En la jornada de movilización en defensa de la consulta popular convocada por el Gobierno, el presidente Petro pronunció uno de los discursos más decisivos y radicales de todo su mandato, especialmente contra el rol del Congreso en la votación de sus reformas. Al finalizar su intervención en la Plaza de Bolívar, el presidente por primera vez levantó ante el público un símbolo al que ha recurrido varias veces durante su gobierno: la espada del libertador Simón Bolívar.
Pocos objetos han sido tan aprovechados por el presidente como esa espada, que ha utilizado como ejemplo de lucha y motivo de muchas de sus promesas políticas. Esta vez, el presidente Petro ha asegurado que es Bolívar quien realmente convoca a la consulta y que su espada debía ser desenvainada para lograr la aprobación de las correspondientes preguntas en el Senado. Que un gobernante se adjudique la representación de la voluntad y la visión del libertador es otra pista más de un riesgoso modelo de liderazgo que ya demostró salir muy mal en un país vecino.
Las señales del caudillismo suelen mostrarse con creciente forma de culto a la personalidad de un mandatario y de radicalización en el discurso contra cualquiera que plantee la menor crítica a sus propuestas. No cabe duda de que el desafío a las decisiones de instituciones como las altas cortes y el Congreso de la República, cada vez que no son del gusto del Gobierno, siempre disfrazado de una representación absoluta e indiscutible de una unánime voluntad de “el pueblo”, cruza todas las líneas que definen la separación de poderes en una república.
Hablemos de otra escena. Hace pocos días, el partido de gobierno celebraba el cumpleaños del presidente como si se tratara de una fiesta nacional: las entidades oficiales compartían en sus redes sociales palabras de felicitación, los medios públicos hicieron reportajes sobre la vida del mandatario y viajaron a los lugares más representativos de toda su carrera, y los funcionarios publicaban mensajes exaltando la gestión de Petro sin ahorrarse un solo elogio. El año pasado, el presidente había declarado esa misma fecha como día cívico en todo el país. En otros tiempos, los electores rara vez sabían las fechas de cumpleaños de sus gobernantes: ni siquiera en los tiempos de mayor popularidad del expresidente Uribe sus convencidos defensores se atrevieron a celebrar su cumpleaños como si se tratara de un festejo de la libertad de una nación.
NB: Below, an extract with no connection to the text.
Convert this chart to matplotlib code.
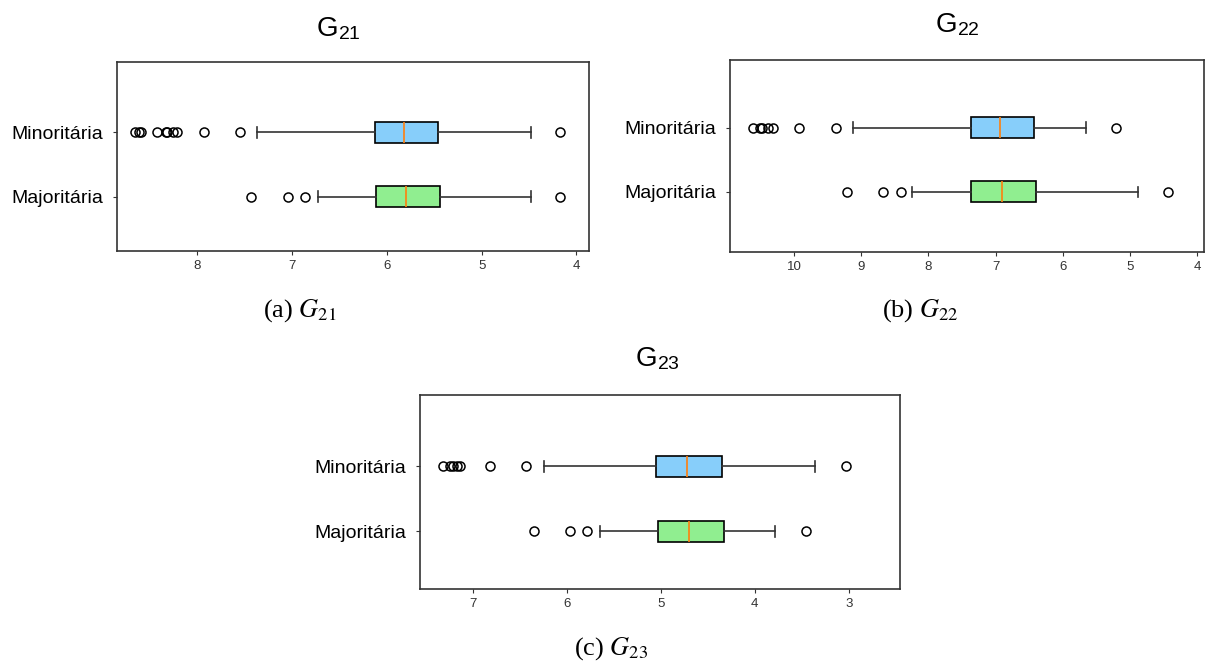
import matplotlib
matplotlib.use("Agg")
import matplotlib.pyplot as plt

plt.rcParams['font.family'] = ['Liberation Sans', 'DejaVu Sans']
plt.rcParams['mathtext.fontset'] = 'stix'

W, H = 1211, 666

labels = ['Majoritária', 'Minoritária']

# box stats: (whislo, q1, med, q3, whishi, fliers)
g21_maj = dict(whislo=4.48, q1=5.44, med=5.80, q3=6.11, whishi=6.73,
               fliers=[4.17, 6.86, 7.04, 7.43])
g21_min = dict(whislo=4.48, q1=5.46, med=5.82, q3=6.13, whishi=7.37,
               fliers=[4.17, 7.55, 7.93, 8.21, 8.26, 8.32, 8.33, 8.42, 8.59, 8.62, 8.66])

g22_maj = dict(whislo=4.88, q1=6.40, med=6.90, q3=7.36, whishi=8.24,
               fliers=[4.43, 8.41, 8.67, 9.21])
g22_min = dict(whislo=5.65, q1=6.43, med=6.93, q3=7.37, whishi=9.12,
               fliers=[5.21, 9.38, 9.93, 10.31, 10.38, 10.47, 10.50, 10.61])

g23_maj = dict(whislo=3.78, q1=4.33, med=4.70, q3=5.03, whishi=5.65,
               fliers=[3.45, 5.78, 5.96, 6.35])
g23_min = dict(whislo=3.36, q1=4.35, med=4.72, q3=5.05, whishi=6.24,
               fliers=[3.03, 6.43, 6.82, 7.13, 7.17, 7.21, 7.24, 7.32])

colors = ['lightgreen', 'lightskyblue']


def px_axes(fig, left, top, right, bottom):
    return fig.add_axes([left / W, 1 - bottom / H, (right - left) / W, (bottom - top) / H])


def draw_panel(ax, maj, mi, xlim, ylim, xticks):
    stats = []
    for lab, s in zip(labels, [maj, mi]):
        d = dict(s)
        d['label'] = lab
        stats.append(d)
    bp = ax.bxp(stats, positions=[1, 2], widths=0.33, orientation='horizontal',
                patch_artist=True, showfliers=True,
                boxprops=dict(edgecolor='black', linewidth=1.2),
                whiskerprops=dict(color='#333333', linewidth=1.2),
                capprops=dict(color='#333333', linewidth=1.2),
                medianprops=dict(color='#ff7f0e', linewidth=1.2),
                flierprops=dict(marker='o', markerfacecolor='none',
                                markeredgecolor='black', markersize=6.5,
                                markeredgewidth=1.1))
    for patch, c in zip(bp['boxes'], colors):
        patch.set_facecolor(c)
    ax.set_xlim(xlim)
    ax.set_ylim(ylim)
    ax.set_xticks(xticks)
    ax.set_xticklabels([str(t) for t in xticks])
    ax.tick_params(axis='x', labelsize=9.5, colors='#333333', labelcolor='#333333', length=3)
    ax.tick_params(axis='y', labelsize=14, length=3, pad=7, colors='#333333', labelcolor='black')
    for sp in ax.spines.values():
        sp.set_color('#333333')
        sp.set_linewidth(1.2)


fig = plt.figure(figsize=(W / 100, H / 100), dpi=100)

ax1 = px_axes(fig, 117.3, 61.7, 589, 250.7)
draw_panel(ax1, g21_maj, g21_min, (8.844, 3.868), (0.16, 3.10), [8, 7, 6, 5, 4])

ax2 = px_axes(fig, 730.3, 60, 1204, 251.7)
draw_panel(ax2, g22_maj, g22_min, (10.948, 3.899), (0.07, 3.05), [10, 9, 8, 7, 6, 5, 4])

ax3 = px_axes(fig, 420, 395, 900, 589.3)
draw_panel(ax3, g23_maj, g23_min, (7.56, 2.455), (0.11, 3.10), [7, 6, 5, 4, 3])

# titles
title_font = ['Liberation Sans', 'DejaVu Sans']
fig.text(338 / W, 1 - 29 / H, r'G$_{\mathregular{21}}$', ha='center', va='center',
         fontsize=20, family=title_font)
fig.text(957 / W, 1 - 25 / H, r'G$_{\mathregular{22}}$', ha='center', va='center',
         fontsize=20, family=title_font)
fig.text(657 / W, 1 - 359 / H, r'G$_{\mathregular{23}}$', ha='center', va='center',
         fontsize=20, family=title_font)

# captions
cap_font = ['Liberation Serif', 'DejaVu Serif']
fig.text(300 / W, 1 - 311 / H, r'(a) $G_{21}$', ha='center', va='center',
         fontsize=19, family=cap_font)
fig.text(920 / W, 1 - 311 / H, r'(b) $G_{22}$', ha='center', va='center',
         fontsize=19, family=cap_font)
fig.text(611 / W, 1 - 649 / H, r'(c) $G_{23}$', ha='center', va='center',
         fontsize=19, family=cap_font)

fig.savefig('out.png', dpi=100)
El asunto de fondo es mucho más complejo e inquietante. El uso de un discurso cada vez más violento y la radicalización del tono contra la independencia de otras instituciones, como es el caso del Congreso, es otra señal del camino del caudillismo que ha tomado el Gobierno colombiano. Etiquetas como las de nazis, vampiros, alcaldes de la muerte, golpistas, esclavistas, entre tantas otras, son usadas casi a diario por el presidente para referirse a sus contrincantes. Este rumbo de degradación de la dignidad de sus críticos hace menos democrática la arena política, deshumaniza a los rivales y los convierte en enemigos de un proyecto ideológico, como en los peores momentos de la historia. En las democracias funcionales, como la nuestra, las espadas no necesitan ser desenvainadas por la ciudadanía y su lugar ha sido delegado a las leyes y a las instituciones, que permiten una convivencia tolerante entre todos los partidos, y jamás un presidente tendría que pedirle a sus electores pasar por encima de ese mandato de paz.
Esta narrativa agresiva y abiertamente divisiva no puede ser aceptada ni entendida como un ejemplo de cómo se deben dar los debates en las democracias. Lo anterior tampoco es un buen síntoma de la forma en que Petro concibe nuestro modelo político y su rol personal dentro de éste, tan transitorio y temporal como el de todos los presidentes que vinieron y vendrán. Este rumbo de palabras de agitación y división solo puede conducir a destinos poco deseables, en un país que en medio de tantos problemas ha contado con la fortuna de haber construido instituciones sólidas y duraderas.
Por eso debemos preguntarle al Gobierno nacional por todas las posibles consecuencias del agresivo discurso que ha decidido implementar de manera creciente contra la separación de poderes. ¿Para qué se desenvainan las espadas si no es para las batallas y el combate? Esa es la pregunta que debemos poner sobre la mesa ante el lenguaje cada vez más agresivo y, sí, intimidante que el presidente de Colombia ha decidido normalizar.